The salary doesn't tell the whole story.

Unikrn  did a recent podcast regarding player salaries, and with that podcast they released the contract of an NA Challenger Series Player. Trevor “Stixxay” Hayes played for the challenger team “CLG Black” for the duration of Season 5 from January 2015 until the end of the challenger series. The release of his player contract has provided a lot of insight into the total compensation and benefits a player gets from an organization when they agree to join.

The most important thing to note is that the salary is not the biggest benefit given to the player. The salary that Stixxay received for his services on CLG Black was $700.00 a month or $8,400 a year. If you divide this number into a normal 40 hour work week you end up with an average of $4.75 an hour. Of course professional League of Legends players can spend way more than 40 hours a week playing the game. They can go up to 80 or more hours if you include time spent playing solo queue, scrimming, and analyzing vods. This might produce outrage for most people because the rate given here is below the minimum wage, however the salary doesn’t tell the whole story.

By spending some time actually looking through this contract there are plenty of tangible benefits that Stixxay was getting from CLG. The most obvious one that is included in the contract is housing. CLG stated that the cost of housing was approximately $10,000 a month for all 5 players in total. So Stixxay’s portion was $2,000.00. A quick search for homes for rent in Los Angeles reveals that a 6 bedroom house can go anywhere from $8,000 to $12,000 or more depending on a variety of factors such as location and amenities and quality.

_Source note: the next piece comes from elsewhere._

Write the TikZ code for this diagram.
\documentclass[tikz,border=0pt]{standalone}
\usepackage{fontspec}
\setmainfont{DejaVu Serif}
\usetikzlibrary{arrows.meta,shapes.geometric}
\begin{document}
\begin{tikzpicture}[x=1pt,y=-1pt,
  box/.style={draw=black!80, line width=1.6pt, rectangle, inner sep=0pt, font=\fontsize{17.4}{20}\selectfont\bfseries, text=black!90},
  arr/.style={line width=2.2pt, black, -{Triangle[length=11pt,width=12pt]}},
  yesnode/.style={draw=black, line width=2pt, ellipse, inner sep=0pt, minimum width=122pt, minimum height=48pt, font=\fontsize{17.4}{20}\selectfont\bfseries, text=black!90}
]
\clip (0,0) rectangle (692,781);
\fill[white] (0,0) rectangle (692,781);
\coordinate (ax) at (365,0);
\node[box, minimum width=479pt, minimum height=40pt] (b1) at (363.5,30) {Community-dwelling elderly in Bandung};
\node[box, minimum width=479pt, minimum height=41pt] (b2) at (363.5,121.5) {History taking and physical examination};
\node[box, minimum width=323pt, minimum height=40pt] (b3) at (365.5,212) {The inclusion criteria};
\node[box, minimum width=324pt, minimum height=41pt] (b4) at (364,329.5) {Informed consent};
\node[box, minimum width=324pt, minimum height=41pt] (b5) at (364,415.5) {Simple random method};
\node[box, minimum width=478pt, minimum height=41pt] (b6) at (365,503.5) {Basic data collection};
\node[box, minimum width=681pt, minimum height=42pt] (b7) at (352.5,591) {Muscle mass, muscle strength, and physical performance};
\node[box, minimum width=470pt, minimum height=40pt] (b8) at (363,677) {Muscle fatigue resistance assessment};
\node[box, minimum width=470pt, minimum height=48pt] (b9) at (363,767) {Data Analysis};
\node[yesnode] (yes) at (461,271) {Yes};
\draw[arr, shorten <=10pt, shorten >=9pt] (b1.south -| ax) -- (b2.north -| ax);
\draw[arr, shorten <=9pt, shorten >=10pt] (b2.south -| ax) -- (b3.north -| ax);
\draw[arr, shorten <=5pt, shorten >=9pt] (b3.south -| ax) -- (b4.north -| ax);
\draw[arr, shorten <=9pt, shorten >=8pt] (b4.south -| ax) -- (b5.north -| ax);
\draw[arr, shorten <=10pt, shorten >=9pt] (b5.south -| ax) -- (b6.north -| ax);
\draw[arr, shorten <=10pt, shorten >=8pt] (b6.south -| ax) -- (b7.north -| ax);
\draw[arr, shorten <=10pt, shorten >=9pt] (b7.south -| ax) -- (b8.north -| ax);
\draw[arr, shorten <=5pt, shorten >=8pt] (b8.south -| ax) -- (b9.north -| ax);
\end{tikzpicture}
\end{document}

$2,000.00 is a very realistic rent for someone living in a house like this in LA assuming a few things. First of all the player should have their own room if the value of the rent is really this much. Or they should at least have enough equivalent space to a room to themselves in their section of a room. Secondly the player should not be paying any utilities. Gaming houses definitely do take a lot of energy. It’s really unlikely anyone in the house sets the thermostat to anything other than 72 degrees at any time of the year, and the PCs and lights are running all the time. It’s assumed that when CLG assigns that value for housing they are covering the cost of the renting the location as well as utilities and internet connection fees.

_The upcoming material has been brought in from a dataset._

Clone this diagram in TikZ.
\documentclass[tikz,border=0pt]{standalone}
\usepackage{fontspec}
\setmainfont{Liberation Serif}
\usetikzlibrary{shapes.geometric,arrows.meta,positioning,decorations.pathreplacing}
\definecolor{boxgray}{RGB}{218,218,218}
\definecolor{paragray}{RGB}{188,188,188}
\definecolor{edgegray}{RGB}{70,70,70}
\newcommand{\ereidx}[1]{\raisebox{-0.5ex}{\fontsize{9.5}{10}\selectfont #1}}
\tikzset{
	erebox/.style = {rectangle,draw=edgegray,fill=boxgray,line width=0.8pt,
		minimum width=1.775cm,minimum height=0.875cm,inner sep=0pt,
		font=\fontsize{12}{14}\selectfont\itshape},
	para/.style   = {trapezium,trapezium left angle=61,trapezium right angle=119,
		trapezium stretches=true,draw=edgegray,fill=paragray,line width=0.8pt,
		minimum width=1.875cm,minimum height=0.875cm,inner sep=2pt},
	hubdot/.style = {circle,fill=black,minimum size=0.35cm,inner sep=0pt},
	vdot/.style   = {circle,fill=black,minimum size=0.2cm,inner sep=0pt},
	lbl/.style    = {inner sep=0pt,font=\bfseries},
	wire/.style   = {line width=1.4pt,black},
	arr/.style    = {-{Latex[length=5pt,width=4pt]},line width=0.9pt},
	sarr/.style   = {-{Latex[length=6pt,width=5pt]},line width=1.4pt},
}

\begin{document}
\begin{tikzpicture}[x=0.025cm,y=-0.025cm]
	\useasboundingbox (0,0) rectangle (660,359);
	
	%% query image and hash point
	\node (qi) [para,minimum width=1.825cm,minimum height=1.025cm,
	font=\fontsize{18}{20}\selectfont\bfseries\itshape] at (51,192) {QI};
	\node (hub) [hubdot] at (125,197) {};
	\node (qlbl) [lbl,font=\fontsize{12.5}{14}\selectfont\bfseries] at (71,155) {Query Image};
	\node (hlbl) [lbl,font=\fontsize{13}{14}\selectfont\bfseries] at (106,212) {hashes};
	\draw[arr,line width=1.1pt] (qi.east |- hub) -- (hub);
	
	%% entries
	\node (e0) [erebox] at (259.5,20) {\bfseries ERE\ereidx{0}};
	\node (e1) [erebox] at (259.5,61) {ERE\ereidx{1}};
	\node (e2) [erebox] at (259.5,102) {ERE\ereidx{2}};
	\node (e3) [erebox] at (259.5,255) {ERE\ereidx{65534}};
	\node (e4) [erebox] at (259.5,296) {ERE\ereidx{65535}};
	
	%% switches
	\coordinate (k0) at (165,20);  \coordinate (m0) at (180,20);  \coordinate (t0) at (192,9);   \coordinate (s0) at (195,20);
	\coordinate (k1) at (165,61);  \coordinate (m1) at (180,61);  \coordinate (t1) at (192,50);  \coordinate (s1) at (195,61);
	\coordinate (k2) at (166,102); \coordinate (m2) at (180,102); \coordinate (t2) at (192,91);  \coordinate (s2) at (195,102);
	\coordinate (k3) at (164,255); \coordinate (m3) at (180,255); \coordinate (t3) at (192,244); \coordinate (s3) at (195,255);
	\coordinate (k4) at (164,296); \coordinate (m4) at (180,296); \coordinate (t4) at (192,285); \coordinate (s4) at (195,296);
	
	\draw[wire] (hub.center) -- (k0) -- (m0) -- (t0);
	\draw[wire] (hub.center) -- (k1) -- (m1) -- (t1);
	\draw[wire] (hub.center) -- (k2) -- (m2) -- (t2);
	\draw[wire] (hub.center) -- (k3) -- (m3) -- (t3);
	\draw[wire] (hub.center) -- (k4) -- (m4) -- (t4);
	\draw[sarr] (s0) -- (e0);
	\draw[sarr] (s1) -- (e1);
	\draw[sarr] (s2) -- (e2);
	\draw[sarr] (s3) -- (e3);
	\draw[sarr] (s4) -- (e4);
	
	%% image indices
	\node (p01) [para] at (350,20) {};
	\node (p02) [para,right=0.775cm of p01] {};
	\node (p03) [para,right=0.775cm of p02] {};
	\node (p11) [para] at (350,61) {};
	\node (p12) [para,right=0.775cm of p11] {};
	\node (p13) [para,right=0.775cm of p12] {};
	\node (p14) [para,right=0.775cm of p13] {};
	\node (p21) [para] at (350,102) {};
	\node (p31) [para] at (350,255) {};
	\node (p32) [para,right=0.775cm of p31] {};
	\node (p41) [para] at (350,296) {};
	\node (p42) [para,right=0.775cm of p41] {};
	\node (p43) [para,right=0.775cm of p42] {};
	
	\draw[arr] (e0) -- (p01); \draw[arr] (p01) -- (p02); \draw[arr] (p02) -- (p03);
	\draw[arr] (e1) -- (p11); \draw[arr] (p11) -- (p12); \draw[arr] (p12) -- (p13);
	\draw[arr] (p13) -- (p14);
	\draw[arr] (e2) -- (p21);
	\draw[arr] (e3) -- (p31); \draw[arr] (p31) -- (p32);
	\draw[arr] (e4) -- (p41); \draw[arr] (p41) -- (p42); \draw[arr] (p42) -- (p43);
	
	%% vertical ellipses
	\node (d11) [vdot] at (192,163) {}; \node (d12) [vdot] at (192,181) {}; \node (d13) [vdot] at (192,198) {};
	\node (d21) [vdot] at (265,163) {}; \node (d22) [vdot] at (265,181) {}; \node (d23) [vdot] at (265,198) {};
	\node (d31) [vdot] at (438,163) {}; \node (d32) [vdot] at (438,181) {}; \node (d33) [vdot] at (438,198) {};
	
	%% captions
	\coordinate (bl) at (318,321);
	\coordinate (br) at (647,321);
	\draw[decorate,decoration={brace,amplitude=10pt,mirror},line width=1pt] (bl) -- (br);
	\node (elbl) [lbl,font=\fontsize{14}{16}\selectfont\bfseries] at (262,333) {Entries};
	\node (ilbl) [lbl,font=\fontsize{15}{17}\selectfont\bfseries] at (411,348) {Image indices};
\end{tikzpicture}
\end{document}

So now the total compensation that Stixxay was receiving from CLG jumps up to a modest $2,700.00 a month. A 40 hours work week puts this at a very reasonable $16.88 an hour. This kind of payment is similar to what a 20 year old college intern might make at a reputable company with a good program. However, this is still not the full benefits package given to the player.

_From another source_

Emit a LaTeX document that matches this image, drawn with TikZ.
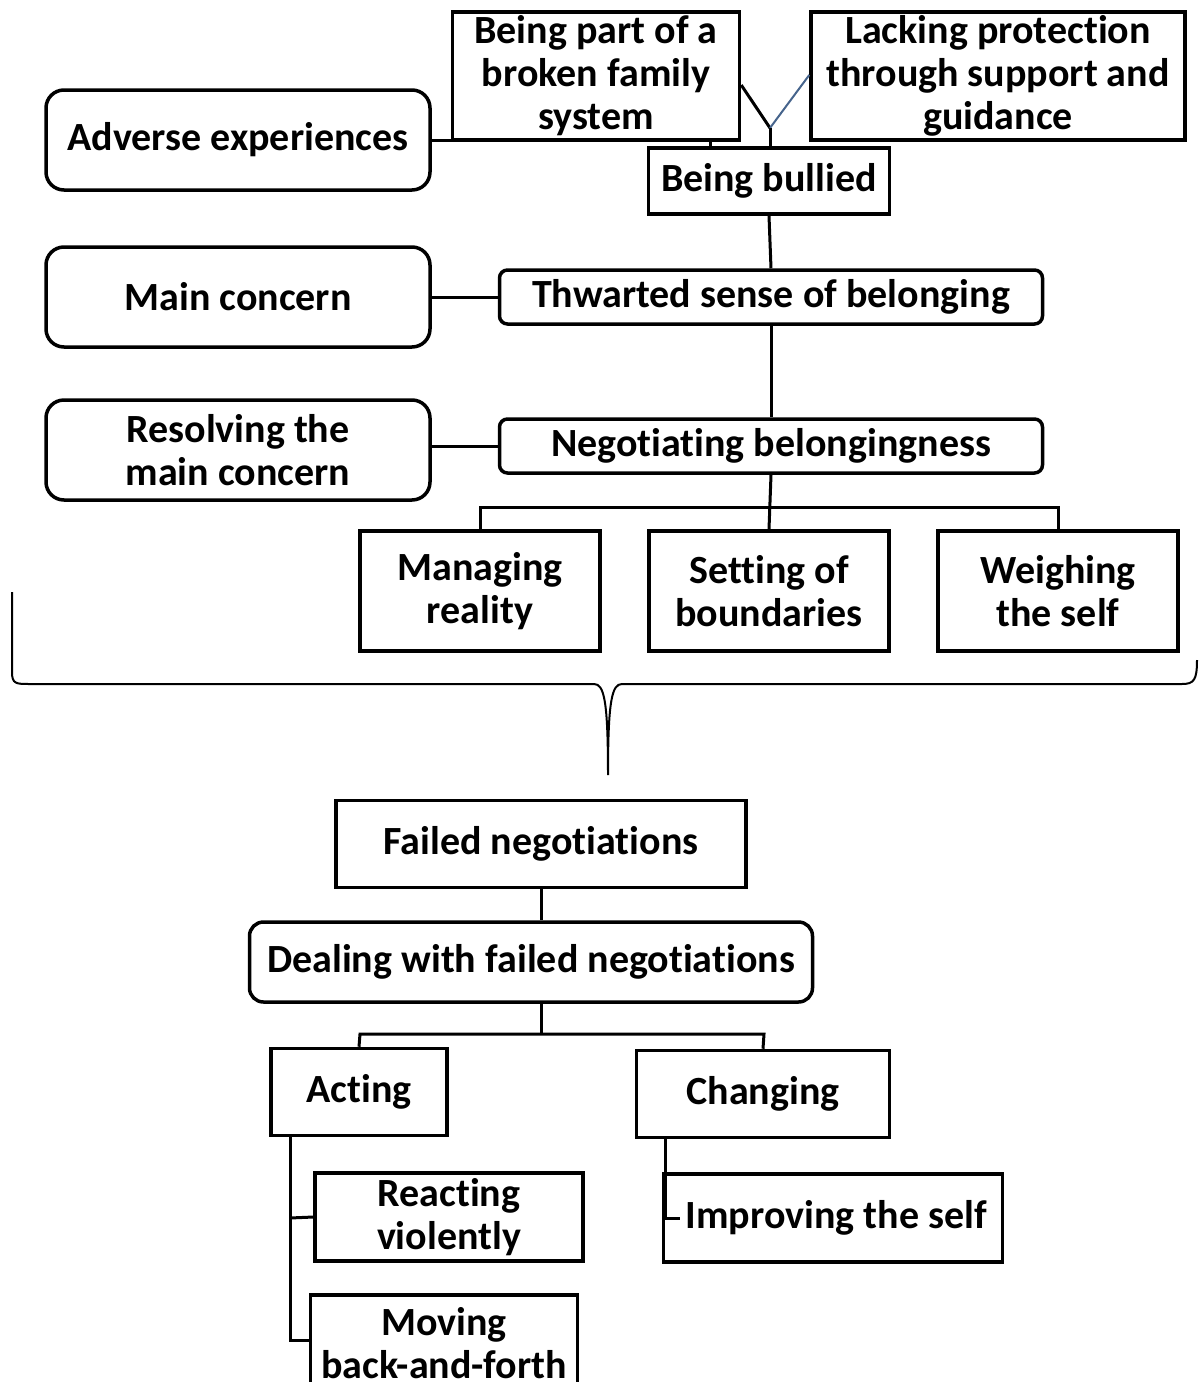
\documentclass[tikz,border=0pt]{standalone}
\usepackage{fontspec}
\setmainfont{Carlito}[Ligatures=NoCommon]
\usetikzlibrary{positioning}

\definecolor{linkblue}{RGB}{70, 100, 140}

\begin{document}
\begin{tikzpicture}[
        x=1pt, y=-1pt,
        every node/.style={font=\bfseries\fontsize{40}{43}\selectfont, align=center, inner sep=0pt},
        box/.style={draw, line width=3.5pt, fill=white},
        rbox/.style={box, rounded corners=18pt},
        sbox/.style={box, rounded corners=8pt},
        link/.style={line width=3pt}
    ]
    \useasboundingbox (0, 0) rectangle (1200, 1382);
    \clip (0, 0) rectangle (1200, 1382);

    % top part
    \node[rbox, minimum width=384pt, minimum height=100pt] (adverse) at (238, 140) {Adverse experiences};
    \node[box, minimum width=287pt, minimum height=128pt] (family) at (596, 76) {Being part of a\\broken family\\system};
    \node[box, minimum width=374pt, minimum height=128pt] (lacking) at (998, 76) {Lacking protection\\through support and\\guidance};
    \node[box, minimum width=241pt, minimum height=66pt] (bullied) at (769, 181) {Being bullied};
    \node[rbox, minimum width=384pt, minimum height=100pt] (mainc) at (238, 297) {Main concern};
    \node[sbox, minimum width=543pt, minimum height=54pt] (thwarted) at (771, 297) {Thwarted sense of belonging};
    \node[rbox, minimum width=384pt, minimum height=100pt] (resolving) at (238, 450) {Resolving the\\main concern};
    \node[sbox, minimum width=543pt, minimum height=54pt] (negot) at (771, 446) {Negotiating belongingness};
    \node[box, minimum width=240pt, minimum height=120pt] (managing) at (480, 591) {Managing\\reality};
    \node[box, minimum width=240pt, minimum height=120pt] (setting) at (769, 591) {Setting of\\boundaries};
    \node[box, minimum width=240pt, minimum height=120pt] (weighing) at (1058, 591) {Weighing\\the self};

    \coordinate (meet) at (770, 128);
    \draw[link] (family.east |- 0, 85) -- (meet);
    \draw[line width=2pt, linkblue] (lacking.west |- 0, 75) -- (meet);
    \draw[link] (meet) -- (bullied.north -| meet);
    \draw[link] (adverse.east) -- (710, 140) -- (710, 148);
    \draw[link] (bullied.south) -- (thwarted.north);
    \draw[link] (mainc.east) -- (thwarted.west);
    \draw[link] (thwarted.south) -- (negot.north);
    \draw[link] (resolving.east |- negot.west) -- (negot.west);
    \draw[link] (negot.south) -- (setting.north);
    \draw[link] (managing.north) -- (480, 507) -- (1058, 507) -- (weighing.north);

    % brace
    \draw[line width=2pt] (12, 592) -- (12, 672) .. controls (12, 684) and (16, 684) .. (30, 684)
        -- (594, 684) .. controls (604, 684) and (608, 700) .. (608, 775)
        .. controls (608, 700) and (612, 684) .. (622, 684) -- (1182, 684)
        .. controls (1194, 684) and (1197, 680) .. (1197, 660);

    % bottom part
    \node[box, minimum width=410pt, minimum height=87pt] (failed) at (541, 844) {Failed negotiations};
    \node[rbox, rounded corners=14pt, minimum width=563pt, minimum height=80pt] (dealing) at (531, 962) {Dealing with failed negotiations};
    \node[box, minimum width=176pt, minimum height=87pt] (acting) at (359, 1092) {Acting};
    \node[box, minimum width=253pt, minimum height=87pt] (changing) at (763, 1094) {Changing};
    \node[box, minimum width=268pt, minimum height=88pt] (reacting) at (449, 1217) {Reacting\\violently};
    \node[box, minimum width=267pt, minimum height=96pt] (moving) at (444, 1343) {Moving\\back-and-forth};
    \node[box, minimum width=339pt, minimum height=88pt] (improving) at (833, 1218) {\,Improving the self};

    \draw[link] (failed.south -| 541, 0) -- (dealing.north -| 541, 0);
    \draw[link] (dealing.south -| 541, 0) -- (541, 1034);
    \draw[link] (acting.north) -- (360, 1034) -- (764, 1034) -- (changing.north);
    \draw[link] (acting.south -| 290, 0) -- (290, 1340) -- (moving.west |- 0, 1340);
    \draw[link] (290, 1218) -- (reacting.west);
    \draw[link] (changing.south -| 665, 0) -- (665, 1218) -- (680, 1218);
\end{tikzpicture}
\end{document}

The contract also mentions streaming as a source of revenue. The player, as long as they meet a few requirements, can receive up to 90% of all revenue earned from streaming. So in theory the total compensation and salary a player earns can get infinitely higher if they market themselves correctly and build a strong fan base on their stream. A realistic assumption to make might be the player gets an additional $100 a month. They might not be an extremely well known player, but they have a dedicated following and their stream does reasonably well. 

In addition to streaming, another source of revenue that exists for players is the ability to acquire an individual sponsorship. This is different from the sponsors that already exist for an organization. Counter Logic Gaming may have a deal with Razer but the player isn’t directly earning revenue from that. However if a player’s stream gets sponsored by G2A or Kinguin or a similar company, the player is entitled to ALL the revenue that their sponsorship gives. In addition to this, CLG will actually pay the player $0.50 for every $1.00 that they get in revenue from an individual sponsorship deal. So CLG is encouraging their players to acquire these deals and is giving them a fairly generous incentive. Now the problem with these sponsorship deals is that many young new players may not understand what it takes to get these. On top of that no one outside of the industry really knows how much these deals pay. But there is definitely a lot of untapped potential here for a player to earn.

For Stixxay’s case, sponsorship revenue and streaming will not be included in his compensation because there is a lack of information. What is known about Stixxay’s streaming is that he doesn’t get a large number of viewers to assume he is earning a lot from the stream. Sponsorship deals are also a big question mark for Stixxay. So he is still at the initial compensation of $2,700 a month. For someone playing in the minor leagues this is still a very reasonable payment.

There are additional monetary benefits that CLG offers to their challenger players. The most obvious is their coverage of all travel expenses. They will also reimburse players for baggage insurance with proof of receipt. CLG will also cover all entry fees to all events the player participates in.

As we can see from reading through the full contract, the value that goes under “Salary” is only the corner of a full image, and without an understanding of the true value an organization brings to a player it can be very easy to assume that organization are mistreating their players. Of course it would be great for a player to earn more, but it does not appear that players are being mistreated or abused by an organization like Counter Logic Gaming, and in Stixxay’s case he has really benefited from his time on CLG because now he is playing the major LCS where he will definitely receive a salary hike and much more exposure for future revenue options.